Some important questions to discuss are:
- How long should we meet for? How often should we meet? Having a longer-term partner and a regular meeting time helps keep both people committed.
- Can we both commit to splitting the designated time 50/50 for each language?
- Are we interested in perhaps setting topics for each session so we have direction and inspiration? This is a great way to introduce more depth into the conversations instead of skipping from topic to topic. It also ensures that the topic gets covered in both languages.
- How often does each person want to be corrected? How does he or she want to receive those corrections? How can we make sure our partner feels comfortable making mistakes?
- Does each person want the time dedicated to their target language to be entirely in that language or will they need to revert back to their native language to discuss some questions or finer grammar points sometimes?

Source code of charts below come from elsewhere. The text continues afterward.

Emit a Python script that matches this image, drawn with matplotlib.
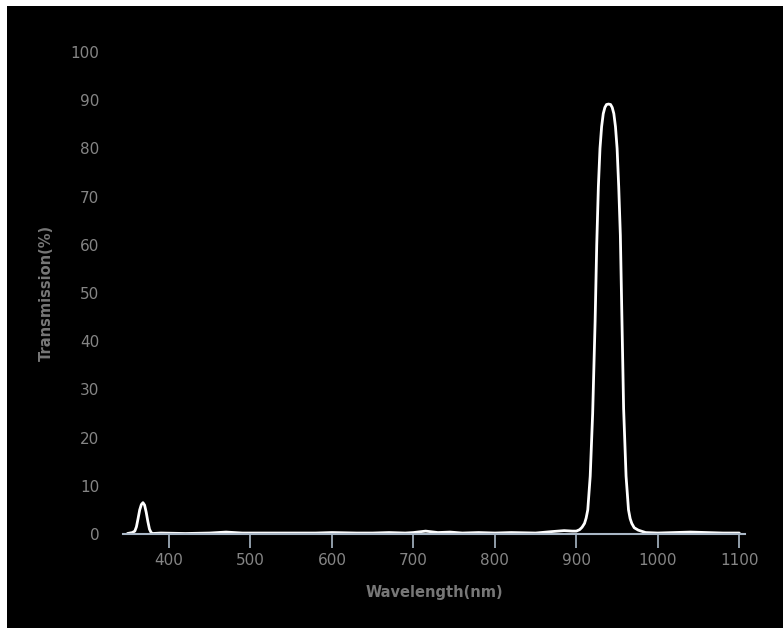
import matplotlib
matplotlib.use('Agg')
from matplotlib import pyplot as plt
from matplotlib.patches import Rectangle

# 透过率曲线数据
wavelength = [349, 355, 358, 360, 362, 364, 366, 368, 370, 372, 374, 376, 378, 380,
              390, 420, 450, 470, 490, 520, 550, 580, 600, 630, 650, 670, 690, 700,
              715, 730, 745, 760, 780, 800, 820, 850, 870, 885, 895, 900, 904, 907,
              910, 912, 914, 917, 920, 923, 925, 927, 929, 931, 933, 935, 937, 939.5,
              942, 944, 946, 948, 950, 952, 954, 956, 958, 961, 964, 966, 968, 971,
              976, 985, 1000, 1020, 1040, 1060, 1080, 1100]
transmission = [0.1, 0.3, 0.6, 1.5, 3.2, 5.0, 6.1, 6.5, 6.0, 4.5, 2.6, 1.0, 0.3, 0.1,
                0.2, 0.1, 0.2, 0.4, 0.2, 0.2, 0.2, 0.2, 0.3, 0.2, 0.2, 0.3, 0.2, 0.3,
                0.6, 0.3, 0.4, 0.2, 0.3, 0.2, 0.3, 0.2, 0.5, 0.7, 0.6, 0.6, 0.9, 1.4,
                2.2, 3.3, 5.0, 12.0, 25.0, 44.0, 60.0, 72.0, 80.0, 84.5, 87.2, 88.5, 89.1, 89.2,
                89.1, 88.5, 87.2, 84.5, 80.0, 72.0, 62.0, 44.0, 26.0, 12.0, 5.0, 3.2, 2.2, 1.3,
                0.8, 0.3, 0.2, 0.3, 0.4, 0.3, 0.2, 0.2]
xticks = [400, 500, 600, 700, 800, 900, 1000, 1100]
yticks = [0, 10, 20, 30, 40, 50, 60, 70, 80, 90, 100]

W, H = 783, 628
fig = plt.figure(figsize=(W / 100, H / 100), dpi=100, facecolor='white')
# 黑色背景区域（放在坐标轴下面）
fig.patches.append(Rectangle((7 / W, 0), 1 - 7 / W, 1 - 6 / H, transform=fig.transFigure,
                             facecolor='black', edgecolor='none', zorder=-10))

ax = fig.add_axes([123 / W, (H - 534) / H, (745 - 123) / W, (534 - 52) / H])
ax.set_facecolor('black')
ax.plot(wavelength, transmission, color='white', linewidth=2.0, clip_on=False,
        solid_joinstyle='round', solid_capstyle='round')

ax.set_xlim(343.5, 1107)
ax.set_ylim(0, 100)
ax.set_xticks(xticks)
ax.set_yticks(yticks)

for s in ['top', 'right', 'left']:
    ax.spines[s].set_visible(False)
ax.spines['bottom'].set_color('#a9b7c6')
ax.spines['bottom'].set_linewidth(1.5)

ax.tick_params(axis='x', colors='#858585', length=10, width=1.2, labelsize=11,
               pad=4, color='#a9b7c6')
ax.tick_params(axis='y', colors='#858585', length=0, labelsize=11, pad=17)

ax.set_xlabel('Wavelength(nm)', color='#777777', fontsize=10.5, fontweight='bold', labelpad=12)
ax.set_ylabel('Transmission(%)', color='#777777', fontsize=10.5, fontweight='bold', labelpad=12)

plt.savefig('out.png', dpi=100, facecolor=fig.get_facecolor())
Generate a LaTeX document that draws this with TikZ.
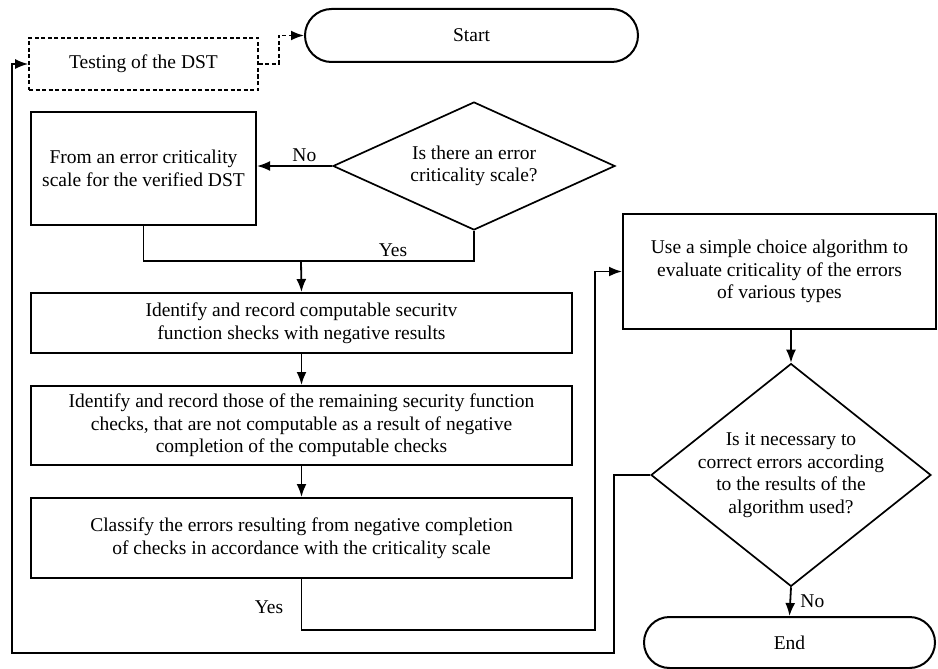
\documentclass[tikz,border=0pt]{standalone}
\usepackage{fontspec}
\setmainfont{Liberation Serif}
\usetikzlibrary{shapes.geometric,shapes.misc,arrows.meta}

\tikzset{
  blk/.style={draw, line width=2pt, align=center, inner sep=2pt},
  term/.style={draw, line width=2pt, rounded rectangle, inner sep=2pt},
  dec/.style={draw, line width=1.7pt, diamond, align=center, inner sep=-12pt},
  lnk/.style={line width=1.8pt},
  dsh/.style={dash pattern=on 4pt off 2.5pt}
}

\begin{document}
\begin{tikzpicture}[x=1pt, y=-1pt, >={Latex[length=13pt,width=10pt]},
    font=\fontsize{19.5}{22.5}\selectfont]
  \useasboundingbox (0,0) rectangle (938,669);

  % nodes
  \node[term, minimum width=337pt, minimum height=53pt] (start) at (471.5,35.5) {Start};
  \node[blk, dsh, line width=1.6pt, minimum width=229pt, minimum height=52pt] (test) at (143.5,64) {Testing of the DST};
  \node[dec, minimum width=282pt, minimum height=128pt] (q1) at (474,166) {Is there an error\\criticality scale?};
  \node[blk, minimum width=225pt, minimum height=113pt] (mkscale) at (143.5,168.5) {From an error criticality\\scale for the verified DST};
  \node[blk, minimum width=541pt, minimum height=60pt] (comp) at (301.5,323) {Identify and record computable securitv\\function shecks with negative results};
  \node[blk, minimum width=541pt, minimum height=79pt] (rest) at (301.5,425.5) {Identify and record those of the remaining security function\\checks, that are not computable as a result of negative\\completion of the computable checks};
  \node[blk, minimum width=541pt, minimum height=80pt] (cls) at (301.5,538) {Classify the errors resulting from negative completion\\of checks in accordance with the criticality scale};
  \node[blk, minimum width=313pt, minimum height=115pt] (algo) at (779.5,271.5) {Use a simple choice algorithm to\\evaluate criticality of the errors\\of various types};
  \node[dec, minimum width=280pt, minimum height=222pt] (q2) at (791,475) {Is it necessary to\\correct errors according\\to the results of the\\algorithm used?};
  \node[term, minimum width=295pt, minimum height=51pt] (end) at (789.5,642.5) {End};

  \coordinate (yesj) at (301,261);
  \coordinate (loopa) at (595,630);
  \coordinate (cornR) at (614,653);
  \coordinate (cornL) at (12,653);

  % connectors
  \draw[lnk, dsh, ->] (test.east) -- ++(20,0) |- (start.west);
  \draw[lnk, ->] (q1.west) -- (q1.west -| mkscale.east) node[pos=0.37, above] {No};
  \draw[lnk] (mkscale.south) |- (q1.south |- yesj) -- (q1.south);
  \node (yes1) at (393,250) {Yes};
  \draw[lnk, ->] (yesj) -- (comp.north);
  \draw[lnk, ->] (comp) -- (rest);
  \draw[lnk, ->] (rest) -- (cls);
  \draw[lnk, ->] (cls.south) |- (loopa) |- (algo.west);
  \node (yes2) at (269,607) {Yes};
  \draw[lnk, ->] (q2.north |- algo.south) -- (q2.north);
  \draw[lnk, ->] (q2.south) -- (end.north) node[midway, right, xshift=6pt] {No};
  \draw[lnk, ->] (q2.west) -| (cornR) -- (cornL) |- (test.west);
\end{tikzpicture}
\end{document}
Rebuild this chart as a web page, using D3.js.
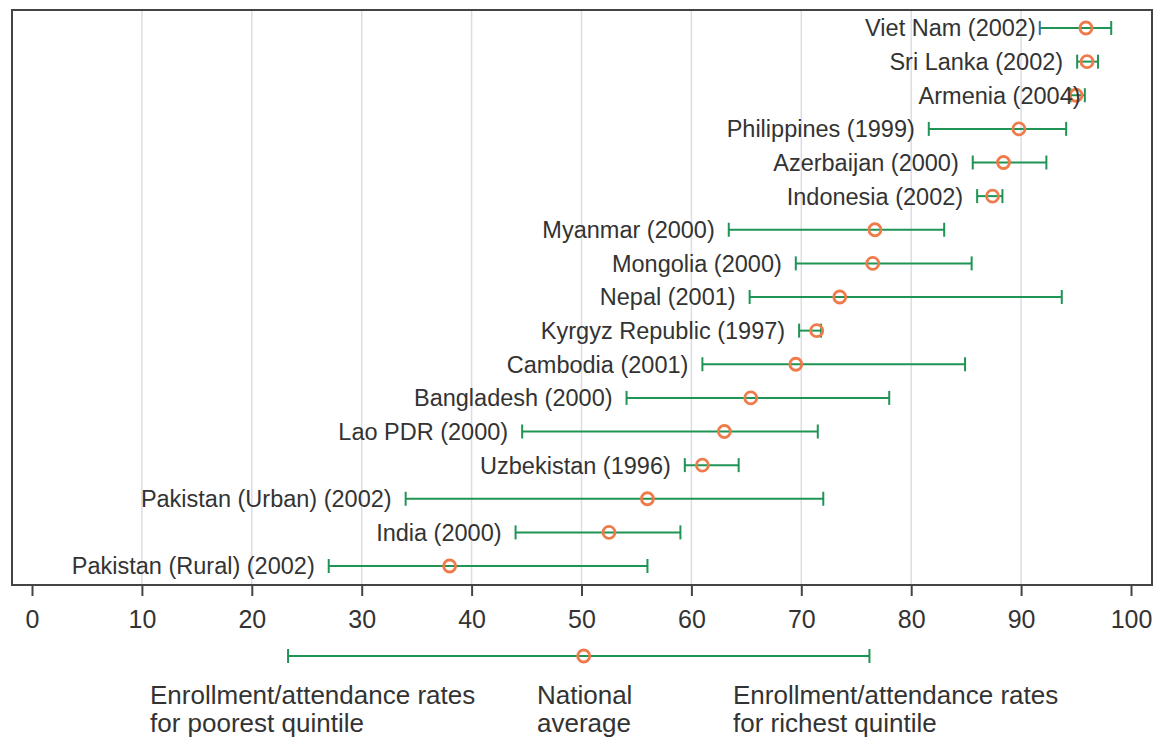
<!DOCTYPE html>
<html>
<head>
<meta charset="utf-8">
<script src="https://cdn.jsdelivr.net/npm/d3@7"></script>
<style>
  body { margin: 0; background: #fff; }
  text { font-family: "Liberation Sans", Arial, sans-serif; fill: #333; }
</style>
</head>
<body>
<div id="chart"></div>
<script>
// countries, top to bottom
var countries = ["Viet Nam (2002)", "Sri Lanka (2002)", "Armenia (2004)", "Philippines (1999)",
  "Azerbaijan (2000)", "Indonesia (2002)", "Myanmar (2000)", "Mongolia (2000)", "Nepal (2001)",
  "Kyrgyz Republic (1997)", "Cambodia (2001)", "Bangladesh (2000)", "Lao PDR (2000)",
  "Uzbekistan (1996)", "Pakistan (Urban) (2002)", "India (2000)", "Pakistan (Rural) (2002)"];
var poorest = [91.7, 95.1, 94.5, 81.6, 85.6, 86.0, 63.4, 69.5, 65.3, 69.8, 61.0, 54.1, 44.6, 59.4, 34.0, 44.0, 27.0];
var national = [95.9, 96.0, 95.0, 89.8, 88.4, 87.4, 76.7, 76.5, 73.5, 71.4, 69.5, 65.4, 63.0, 61.0, 56.0, 52.5, 38.0];
var richest = [98.2, 97.0, 95.8, 94.1, 92.3, 88.3, 83.0, 85.5, 93.7, 71.8, 84.9, 78.0, 71.5, 64.3, 72.0, 59.0, 56.0];
var xTicks = [0, 10, 20, 30, 40, 50, 60, 70, 80, 90, 100];
// legend example bar
var legendVals = {low: 23.3, mid: 50.2, high: 76.2};
var legendText = [
  ["Enrollment/attendance rates", "for poorest quintile"],
  ["National", "average"],
  ["Enrollment/attendance rates", "for richest quintile"]
];

var w = 1159, h = 740;
var green = "#1f9455", orange = "#ef7a4a";

var data = countries.map(function(c, i){
  return {name: c, lo: poorest[i], mid: national[i], hi: richest[i]};
});

var svg = d3.select("#chart").append("svg")
  .attr("width", w)
  .attr("height", h);

var x = d3.scaleLinear().domain([0, 100]).range([32, 1131]);
var frame = {left: 12, right: 1152, top: 10, bot: 585};

var y = d3.scalePoint()
  .domain(countries)
  .range([28, 566]);

// grid
svg.append("g").selectAll("line")
  .data(xTicks.slice(1, -1))
  .enter().append("line")
    .attr("x1", d => x(d)).attr("x2", d => x(d))
    .attr("y1", frame.top).attr("y2", frame.bot)
    .style("stroke", "#dcdce6")
    .style("stroke-width", 1.5);

// frame
svg.append("rect")
  .attr("x", frame.left).attr("y", frame.top)
  .attr("width", frame.right - frame.left)
  .attr("height", frame.bot - frame.top)
  .style("fill", "none")
  .style("stroke", "#444")
  .style("stroke-width", 2);

// x axis
var xAxis = d3.axisBottom(x).tickValues(xTicks).tickSize(11).tickPadding(14);
var ax = svg.append("g")
  .attr("transform", "translate(0," + frame.bot + ")")
  .call(xAxis);
ax.select(".domain").remove();
ax.selectAll("line").style("stroke", "#444").style("stroke-width", 2);
ax.selectAll("text")
  .style("font-size", "25px")
  .style("font-family", "'Liberation Sans', Arial, sans-serif")
  .attr("fill", "#333");

function drawBar(g, lo, mid, hi, yy, loColor){
  g.append("line")
    .attr("x1", x(lo)).attr("x2", x(hi))
    .attr("y1", yy).attr("y2", yy)
    .style("stroke", green).style("stroke-width", 2);
  g.append("line")
    .attr("x1", x(lo)).attr("x2", x(lo))
    .attr("y1", yy - 7).attr("y2", yy + 7)
    .style("stroke", loColor || green).style("stroke-width", 2);
  g.append("line")
    .attr("x1", x(hi)).attr("x2", x(hi))
    .attr("y1", yy - 7).attr("y2", yy + 7)
    .style("stroke", green).style("stroke-width", 2);
  g.append("circle")
    .attr("cx", x(mid)).attr("cy", yy)
    .attr("r", 6)
    .style("fill", "none")
    .style("stroke", orange)
    .style("stroke-width", 2.8);
}

var rows = svg.append("g");
data.forEach(function(d, i){
  var g = rows.append("g");
  // first row has a blue low cap in the original
  drawBar(g, d.lo, d.mid, d.hi, y(d.name), i == 0 ? "#2e78a8" : null);
  var gap = 14;
  if (i == 0) gap = 4;
  if (i == 2) gap = -10;
  g.append("text")
    .attr("x", x(d.lo) - gap)
    .attr("y", y(d.name))
    .attr("dy", "0.36em")
    .style("text-anchor", "end")
    .style("font-size", "23.5px")
    .text(d.name);
});

// legend
var lg = svg.append("g");
drawBar(lg, legendVals.low, legendVals.mid, legendVals.high, 656);
var legendX = [150, 537, 733];
legendText.forEach(function(lines, i){
  lines.forEach(function(t, j){
    lg.append("text")
      .attr("x", legendX[i])
      .attr("y", 695 + j * 28)
      .attr("dy", "0.36em")
      .style("font-size", "26px")
      .text(t);
  });
});
</script>
</body>
</html>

- What do we do if one person feels frustrated or tired or struggles to keep the conversation going? How can we make sure we create a supportive and safe environment for learning?
It's important that both people come to the table with ideas and goals for the learning arrangement. You have to know what you're hoping to get out of a language partnership or you can become easily distracted or disappointed.
Language Partners are Not Language Teachers
If you're able to provide structure to the relationship and meet on a regular basis, it's hands-down one of the best ways to become a fluent speaker of another language. But remember, language partners are not language teachers.
Conversation exchange should be used as a complement to a multifaceted language-learning approach, which should probably include formal classroom instruction, consumption of books, movies, and other media in the target language, and plenty of listening and speaking practice. Once you've gotten enough of a base understanding of the language, it's an excellent way to practice what you've learned, but it's not an ideal way to be introduced to complex grammar, for example.
While not a monetary investment, you are spending your time meeting with this person with the hope of advancing your language skills, so setting a few guidelines and finding the right partner up front will go a long way towards making both people productive and happy speakers of a new language.